____ Recorded data

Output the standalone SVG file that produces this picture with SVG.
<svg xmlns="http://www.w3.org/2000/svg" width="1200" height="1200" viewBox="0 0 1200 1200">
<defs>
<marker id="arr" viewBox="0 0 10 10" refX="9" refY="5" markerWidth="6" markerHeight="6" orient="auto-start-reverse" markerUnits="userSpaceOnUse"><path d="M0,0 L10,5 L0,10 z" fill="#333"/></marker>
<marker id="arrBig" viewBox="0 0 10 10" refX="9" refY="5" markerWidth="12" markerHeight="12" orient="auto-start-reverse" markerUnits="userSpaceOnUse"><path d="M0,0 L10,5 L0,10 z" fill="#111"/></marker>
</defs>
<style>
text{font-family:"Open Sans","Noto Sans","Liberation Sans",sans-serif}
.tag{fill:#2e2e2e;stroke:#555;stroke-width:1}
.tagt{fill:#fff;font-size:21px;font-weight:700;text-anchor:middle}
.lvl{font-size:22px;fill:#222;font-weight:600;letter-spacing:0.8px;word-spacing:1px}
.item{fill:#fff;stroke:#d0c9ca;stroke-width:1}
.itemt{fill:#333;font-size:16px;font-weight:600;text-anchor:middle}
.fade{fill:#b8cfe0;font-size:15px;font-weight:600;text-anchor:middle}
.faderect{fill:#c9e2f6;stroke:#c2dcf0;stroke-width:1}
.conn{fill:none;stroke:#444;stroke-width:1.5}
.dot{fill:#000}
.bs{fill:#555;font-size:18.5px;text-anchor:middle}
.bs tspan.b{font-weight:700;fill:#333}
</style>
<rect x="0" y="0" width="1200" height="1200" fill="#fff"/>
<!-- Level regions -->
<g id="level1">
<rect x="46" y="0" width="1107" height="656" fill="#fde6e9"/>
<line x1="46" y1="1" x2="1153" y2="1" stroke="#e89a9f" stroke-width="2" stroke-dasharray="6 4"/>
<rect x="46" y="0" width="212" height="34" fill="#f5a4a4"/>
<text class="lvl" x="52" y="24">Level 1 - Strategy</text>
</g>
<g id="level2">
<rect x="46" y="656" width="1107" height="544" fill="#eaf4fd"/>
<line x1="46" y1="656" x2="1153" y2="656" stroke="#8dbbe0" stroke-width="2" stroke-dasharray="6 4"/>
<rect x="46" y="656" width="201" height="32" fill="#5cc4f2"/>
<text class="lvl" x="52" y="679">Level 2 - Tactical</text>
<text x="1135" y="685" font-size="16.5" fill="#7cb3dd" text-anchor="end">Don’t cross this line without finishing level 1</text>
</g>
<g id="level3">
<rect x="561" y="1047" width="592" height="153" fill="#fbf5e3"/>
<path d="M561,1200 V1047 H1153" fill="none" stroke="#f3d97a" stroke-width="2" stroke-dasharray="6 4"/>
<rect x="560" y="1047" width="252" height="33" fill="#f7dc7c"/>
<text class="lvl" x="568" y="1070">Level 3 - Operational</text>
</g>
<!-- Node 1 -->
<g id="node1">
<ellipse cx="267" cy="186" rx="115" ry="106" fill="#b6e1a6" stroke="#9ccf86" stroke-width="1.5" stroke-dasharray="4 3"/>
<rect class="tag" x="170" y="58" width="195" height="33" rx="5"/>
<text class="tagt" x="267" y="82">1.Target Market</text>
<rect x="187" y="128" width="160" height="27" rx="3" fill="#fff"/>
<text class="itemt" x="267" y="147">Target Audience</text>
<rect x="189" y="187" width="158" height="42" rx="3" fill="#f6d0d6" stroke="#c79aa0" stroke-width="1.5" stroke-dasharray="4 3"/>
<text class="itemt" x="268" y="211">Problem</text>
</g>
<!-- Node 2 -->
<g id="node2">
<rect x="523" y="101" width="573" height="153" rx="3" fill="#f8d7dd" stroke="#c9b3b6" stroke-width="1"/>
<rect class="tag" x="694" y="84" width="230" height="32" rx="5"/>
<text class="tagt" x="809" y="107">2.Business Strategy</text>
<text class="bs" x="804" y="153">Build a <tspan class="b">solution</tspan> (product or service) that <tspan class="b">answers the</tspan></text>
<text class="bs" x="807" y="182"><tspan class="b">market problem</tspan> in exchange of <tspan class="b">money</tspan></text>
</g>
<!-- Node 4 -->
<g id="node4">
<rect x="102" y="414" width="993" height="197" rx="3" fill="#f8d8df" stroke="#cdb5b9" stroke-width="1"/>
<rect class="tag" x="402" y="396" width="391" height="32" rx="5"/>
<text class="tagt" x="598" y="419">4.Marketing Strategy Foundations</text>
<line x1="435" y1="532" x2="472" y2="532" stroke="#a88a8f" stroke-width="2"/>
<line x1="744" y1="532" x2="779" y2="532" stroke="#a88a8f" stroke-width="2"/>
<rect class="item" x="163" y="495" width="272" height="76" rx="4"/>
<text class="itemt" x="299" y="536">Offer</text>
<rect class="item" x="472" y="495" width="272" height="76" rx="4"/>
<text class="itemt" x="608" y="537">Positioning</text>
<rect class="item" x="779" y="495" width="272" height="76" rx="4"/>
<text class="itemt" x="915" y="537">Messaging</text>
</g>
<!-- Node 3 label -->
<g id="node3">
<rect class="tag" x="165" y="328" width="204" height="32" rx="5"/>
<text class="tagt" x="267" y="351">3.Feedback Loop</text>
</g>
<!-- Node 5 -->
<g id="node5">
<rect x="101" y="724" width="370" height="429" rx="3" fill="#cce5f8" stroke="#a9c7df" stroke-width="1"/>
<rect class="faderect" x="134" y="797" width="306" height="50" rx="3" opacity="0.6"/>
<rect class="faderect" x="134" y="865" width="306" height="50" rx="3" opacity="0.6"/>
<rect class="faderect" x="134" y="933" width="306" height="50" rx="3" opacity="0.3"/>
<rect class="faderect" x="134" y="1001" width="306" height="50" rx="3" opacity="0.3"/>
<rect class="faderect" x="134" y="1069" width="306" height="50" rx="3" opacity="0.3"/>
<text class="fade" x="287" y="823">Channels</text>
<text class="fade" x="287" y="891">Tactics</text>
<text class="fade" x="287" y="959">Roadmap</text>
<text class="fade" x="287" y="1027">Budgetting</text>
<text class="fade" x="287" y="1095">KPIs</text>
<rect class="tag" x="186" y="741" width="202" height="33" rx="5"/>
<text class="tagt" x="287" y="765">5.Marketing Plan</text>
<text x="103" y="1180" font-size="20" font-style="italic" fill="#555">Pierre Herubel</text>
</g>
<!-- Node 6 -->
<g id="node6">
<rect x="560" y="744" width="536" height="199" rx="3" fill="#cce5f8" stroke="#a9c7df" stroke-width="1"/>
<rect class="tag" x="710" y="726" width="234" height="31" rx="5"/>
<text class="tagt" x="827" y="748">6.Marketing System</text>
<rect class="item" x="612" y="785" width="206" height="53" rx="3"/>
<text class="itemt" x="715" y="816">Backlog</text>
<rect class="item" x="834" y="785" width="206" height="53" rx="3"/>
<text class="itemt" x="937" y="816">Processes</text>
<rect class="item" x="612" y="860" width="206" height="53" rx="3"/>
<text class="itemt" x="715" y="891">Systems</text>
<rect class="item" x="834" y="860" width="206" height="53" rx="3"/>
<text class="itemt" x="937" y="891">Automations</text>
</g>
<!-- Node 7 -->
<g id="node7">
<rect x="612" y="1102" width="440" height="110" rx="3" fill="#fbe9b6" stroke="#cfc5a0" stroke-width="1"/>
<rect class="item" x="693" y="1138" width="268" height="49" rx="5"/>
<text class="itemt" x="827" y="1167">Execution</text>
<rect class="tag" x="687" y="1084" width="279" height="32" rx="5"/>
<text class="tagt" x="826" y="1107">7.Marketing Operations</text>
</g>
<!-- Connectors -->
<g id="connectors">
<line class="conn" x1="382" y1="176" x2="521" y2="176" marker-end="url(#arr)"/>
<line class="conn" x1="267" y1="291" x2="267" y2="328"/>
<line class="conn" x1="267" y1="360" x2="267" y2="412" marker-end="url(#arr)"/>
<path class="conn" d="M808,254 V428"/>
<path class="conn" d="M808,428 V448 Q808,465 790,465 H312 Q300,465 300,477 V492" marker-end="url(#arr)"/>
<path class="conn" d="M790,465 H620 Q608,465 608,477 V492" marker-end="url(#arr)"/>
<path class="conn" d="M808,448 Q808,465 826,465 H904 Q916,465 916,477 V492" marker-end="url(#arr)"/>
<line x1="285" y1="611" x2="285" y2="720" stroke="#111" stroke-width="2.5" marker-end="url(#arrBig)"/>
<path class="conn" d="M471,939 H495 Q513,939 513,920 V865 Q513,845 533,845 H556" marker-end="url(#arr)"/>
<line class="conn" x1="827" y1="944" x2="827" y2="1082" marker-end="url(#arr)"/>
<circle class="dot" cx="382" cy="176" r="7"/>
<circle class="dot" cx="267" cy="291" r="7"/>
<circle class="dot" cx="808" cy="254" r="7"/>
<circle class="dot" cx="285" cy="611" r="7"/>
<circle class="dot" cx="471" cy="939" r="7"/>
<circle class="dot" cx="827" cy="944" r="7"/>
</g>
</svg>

________

» **Task details**
Scan the data for the word "that" and copy every line where it shows up.

» **Reply**
Output the standalone SVG file that produces this picture with SVG.
<text class="bs" x="804" y="153">Build a <tspan class="b">solution</tspan> (product or service) that <tspan class="b">answers the</tspan></text>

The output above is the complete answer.